Sean Friar

Sean Friar


2022 Runner Up

Biography

Composer and pianist Sean Friar grew up in Los Angeles, where his first musical experiences were in rock and blues piano improvisation. His music keeps in touch with the energy and communicative directness of those musical roots, now along with an expansive and exploratory classical sensibility that is “refreshingly new and solidly mature… and doesn’t take on airs, but instead takes joy in the process of discovery [and] in the continual experience of suspense and surprise that good classical music has always championed.” (Slate Magazine).  

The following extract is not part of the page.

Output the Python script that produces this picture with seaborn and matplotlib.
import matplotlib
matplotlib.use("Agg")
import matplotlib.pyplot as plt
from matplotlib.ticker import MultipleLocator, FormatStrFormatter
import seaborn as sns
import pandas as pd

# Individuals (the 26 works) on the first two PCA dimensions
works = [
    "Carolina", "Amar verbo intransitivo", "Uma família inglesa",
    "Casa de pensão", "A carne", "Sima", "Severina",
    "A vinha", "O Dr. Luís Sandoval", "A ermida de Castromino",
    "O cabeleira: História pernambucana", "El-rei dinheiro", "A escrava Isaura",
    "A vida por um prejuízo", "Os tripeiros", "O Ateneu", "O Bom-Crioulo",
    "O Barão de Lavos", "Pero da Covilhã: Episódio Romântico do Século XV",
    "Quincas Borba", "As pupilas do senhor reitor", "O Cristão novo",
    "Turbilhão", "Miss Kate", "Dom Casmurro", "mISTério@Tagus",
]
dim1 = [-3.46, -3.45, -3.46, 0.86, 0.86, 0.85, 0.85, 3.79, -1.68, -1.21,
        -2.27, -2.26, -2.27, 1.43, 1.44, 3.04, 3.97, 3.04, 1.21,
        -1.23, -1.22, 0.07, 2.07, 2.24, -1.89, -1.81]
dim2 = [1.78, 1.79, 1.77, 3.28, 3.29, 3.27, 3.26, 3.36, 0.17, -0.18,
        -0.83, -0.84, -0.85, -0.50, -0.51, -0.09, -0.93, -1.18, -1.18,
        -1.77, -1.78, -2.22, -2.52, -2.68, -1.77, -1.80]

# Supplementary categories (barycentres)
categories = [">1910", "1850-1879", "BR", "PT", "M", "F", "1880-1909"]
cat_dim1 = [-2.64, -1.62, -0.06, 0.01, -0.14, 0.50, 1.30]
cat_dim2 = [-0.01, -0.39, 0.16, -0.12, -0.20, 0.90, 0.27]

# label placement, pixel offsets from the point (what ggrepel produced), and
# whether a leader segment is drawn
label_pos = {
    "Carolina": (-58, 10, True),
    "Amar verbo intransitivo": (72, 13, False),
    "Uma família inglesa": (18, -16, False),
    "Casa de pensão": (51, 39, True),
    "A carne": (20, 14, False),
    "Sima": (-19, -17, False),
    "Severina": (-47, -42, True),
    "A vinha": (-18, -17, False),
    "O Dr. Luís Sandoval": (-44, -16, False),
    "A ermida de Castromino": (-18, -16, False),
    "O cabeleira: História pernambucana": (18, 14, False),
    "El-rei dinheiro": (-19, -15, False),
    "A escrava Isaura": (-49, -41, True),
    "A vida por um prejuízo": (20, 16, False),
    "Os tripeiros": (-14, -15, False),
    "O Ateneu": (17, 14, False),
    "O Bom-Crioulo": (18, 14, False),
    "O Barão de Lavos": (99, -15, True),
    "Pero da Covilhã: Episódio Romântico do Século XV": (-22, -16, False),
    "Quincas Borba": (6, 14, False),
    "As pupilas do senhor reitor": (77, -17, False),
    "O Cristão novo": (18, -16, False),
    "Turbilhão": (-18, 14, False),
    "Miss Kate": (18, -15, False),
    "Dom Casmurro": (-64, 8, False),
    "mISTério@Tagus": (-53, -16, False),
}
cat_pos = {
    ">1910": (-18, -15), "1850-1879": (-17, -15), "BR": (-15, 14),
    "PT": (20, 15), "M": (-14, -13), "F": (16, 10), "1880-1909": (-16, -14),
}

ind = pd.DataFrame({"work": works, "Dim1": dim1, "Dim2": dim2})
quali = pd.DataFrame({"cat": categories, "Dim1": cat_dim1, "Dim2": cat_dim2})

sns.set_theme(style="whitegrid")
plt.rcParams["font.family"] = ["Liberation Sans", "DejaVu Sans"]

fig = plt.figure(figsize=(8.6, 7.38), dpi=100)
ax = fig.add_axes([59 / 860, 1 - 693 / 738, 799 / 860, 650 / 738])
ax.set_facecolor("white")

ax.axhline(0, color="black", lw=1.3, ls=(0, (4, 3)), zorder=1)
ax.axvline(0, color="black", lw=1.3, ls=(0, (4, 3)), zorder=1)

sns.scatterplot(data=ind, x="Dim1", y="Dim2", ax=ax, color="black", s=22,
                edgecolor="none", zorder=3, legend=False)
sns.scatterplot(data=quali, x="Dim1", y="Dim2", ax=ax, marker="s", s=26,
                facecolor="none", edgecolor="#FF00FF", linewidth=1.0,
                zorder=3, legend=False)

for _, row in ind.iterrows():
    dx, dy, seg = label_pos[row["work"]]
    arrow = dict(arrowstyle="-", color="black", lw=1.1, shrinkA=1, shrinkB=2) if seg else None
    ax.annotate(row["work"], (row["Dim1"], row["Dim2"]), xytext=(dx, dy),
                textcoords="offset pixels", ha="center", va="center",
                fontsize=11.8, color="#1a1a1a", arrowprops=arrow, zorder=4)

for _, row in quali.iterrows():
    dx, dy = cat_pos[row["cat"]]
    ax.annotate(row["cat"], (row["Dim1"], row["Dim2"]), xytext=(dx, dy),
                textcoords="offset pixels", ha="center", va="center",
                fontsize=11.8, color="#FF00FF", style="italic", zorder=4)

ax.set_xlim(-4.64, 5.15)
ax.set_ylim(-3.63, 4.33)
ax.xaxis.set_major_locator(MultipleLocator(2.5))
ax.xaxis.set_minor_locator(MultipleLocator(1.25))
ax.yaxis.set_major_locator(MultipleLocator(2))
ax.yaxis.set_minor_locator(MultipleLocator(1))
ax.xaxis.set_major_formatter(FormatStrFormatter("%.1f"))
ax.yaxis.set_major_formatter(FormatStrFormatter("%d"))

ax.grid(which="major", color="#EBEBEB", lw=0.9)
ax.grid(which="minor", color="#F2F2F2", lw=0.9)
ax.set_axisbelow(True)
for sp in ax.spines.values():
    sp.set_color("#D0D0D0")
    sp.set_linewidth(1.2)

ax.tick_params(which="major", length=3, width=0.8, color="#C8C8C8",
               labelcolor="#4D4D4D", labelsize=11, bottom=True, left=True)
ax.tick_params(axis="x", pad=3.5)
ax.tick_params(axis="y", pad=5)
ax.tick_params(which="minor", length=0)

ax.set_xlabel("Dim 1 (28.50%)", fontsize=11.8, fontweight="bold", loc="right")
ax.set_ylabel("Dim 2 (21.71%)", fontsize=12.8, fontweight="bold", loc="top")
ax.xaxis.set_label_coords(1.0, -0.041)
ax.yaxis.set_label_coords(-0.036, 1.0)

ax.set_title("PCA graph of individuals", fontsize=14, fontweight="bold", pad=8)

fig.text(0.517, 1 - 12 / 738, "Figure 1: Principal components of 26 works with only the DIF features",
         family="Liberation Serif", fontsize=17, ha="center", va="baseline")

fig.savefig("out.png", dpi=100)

He regularly composes for ensembles within and outside traditional concert music. His output ranges from works for orchestra and chamber ensembles to a junk car percussion concerto, music for laptop orchestra, and microtonal piano duo. He has received commissions from the Los Angeles Philharmonic, Berlin Philharmonic Scharoun Ensemble, American Composers Orchestra, Alarm Will Sound, Ensemble Modern, Cabrillo Festival, New York Youth Symphony, Redlands Symphony, NOW Ensemble, the Eastman Wind Ensemble, the Curtis Institute, and Present Music. His music has been featured at festivals around the world including Aspen, Bang on a Can, Bowdoin, Cabrillo, Carlsbad, GAUDEAMUS, International Young Composers Meeting, NASA, Norfolk, Nuova Consonanza, SONIC, the Venice Biennale, and the World Saxophone Congress.

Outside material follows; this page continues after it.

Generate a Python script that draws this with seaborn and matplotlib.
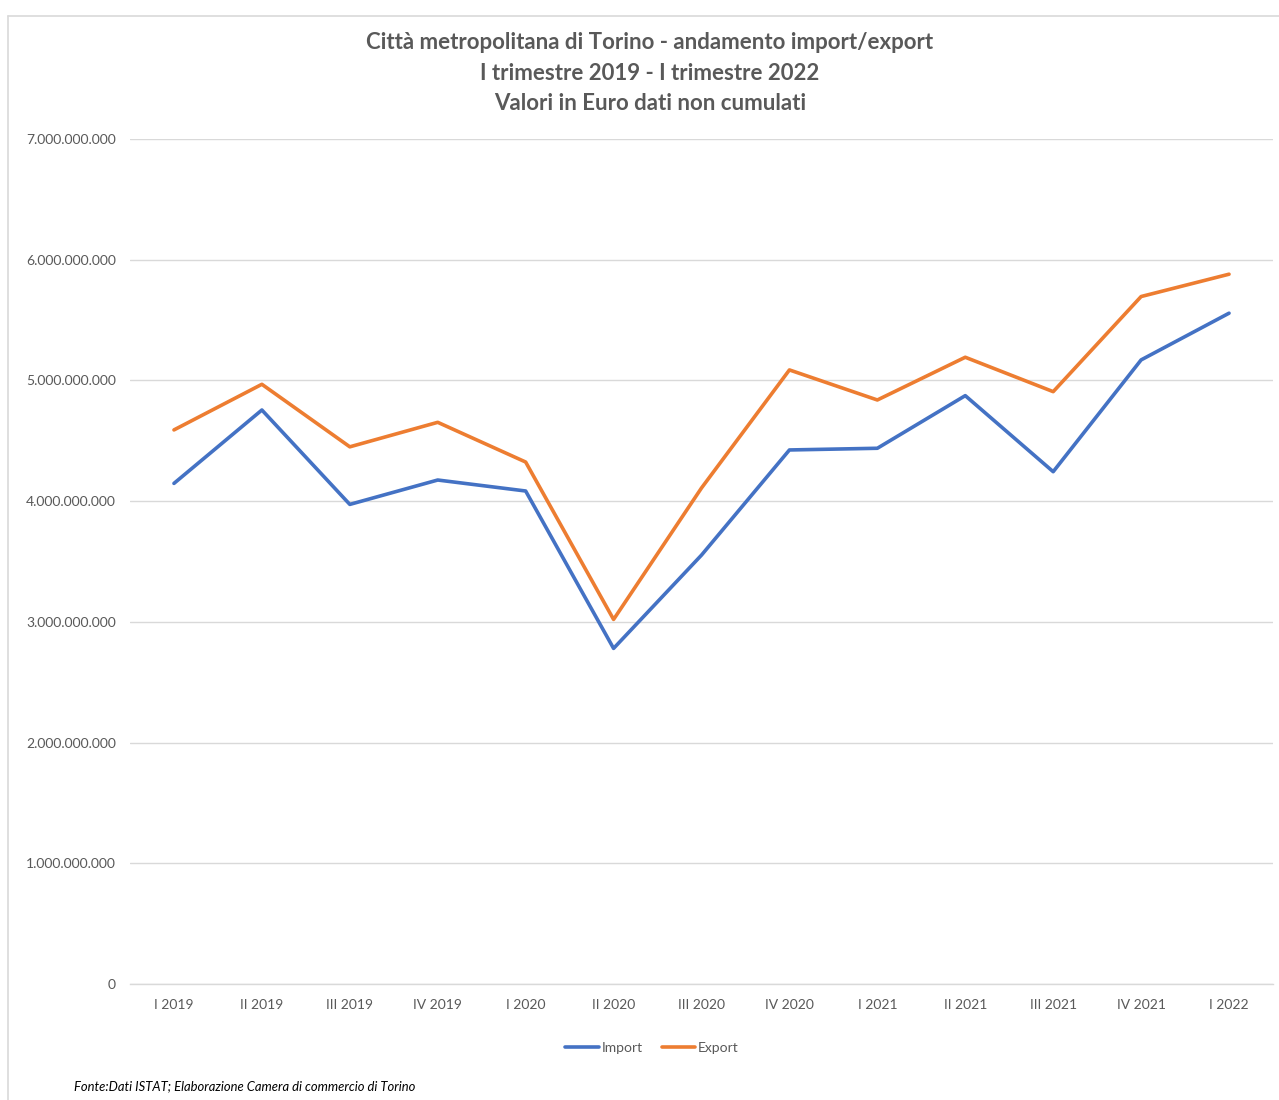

A winner of the Rome Prize, Friar has received awards from Copland House, the Fromm Foundation, the American Academy of Arts and Letters, Chamber Music America, ASCAP, Composer’s Inc., and New Music USA. His music can be found on labels including New Amsterdam Records, Innova Recordings, Vox Novus, and Crescent Phase Records. In late 2021, his album-length composition for NOW Ensemble, Before and After, was released on New Amsterdam Records.

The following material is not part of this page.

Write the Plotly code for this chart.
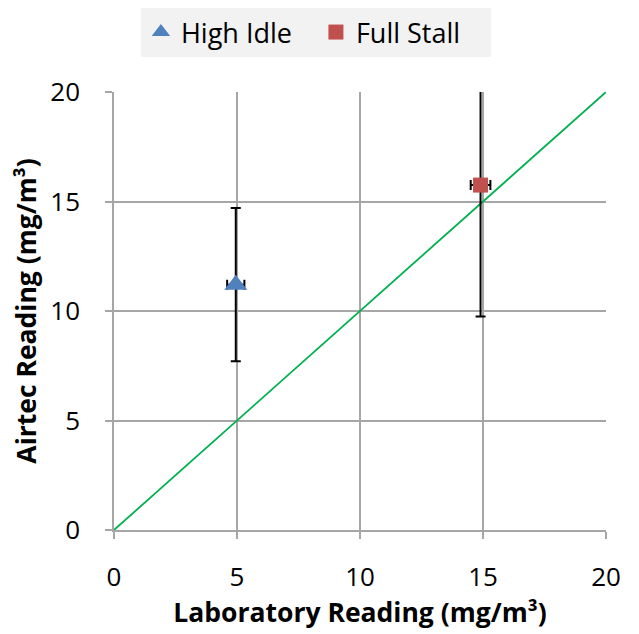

Friar is Assistant Professor of Composition at the Lamont School of Music at the University of Denver. He also directs summer composition programs at the Idyllwild Arts Academy and the Sunset ChamberFest in California. He previously taught composition at the University of Southern California and UCLA. He holds a Ph.D. in Music Composition from Princeton University and undergraduate degrees in Music and Psychology from UCLA. His principal teachers were Paul Chihara, Paul Lansky, Steven Mackey, and Dmitri Tymoczko.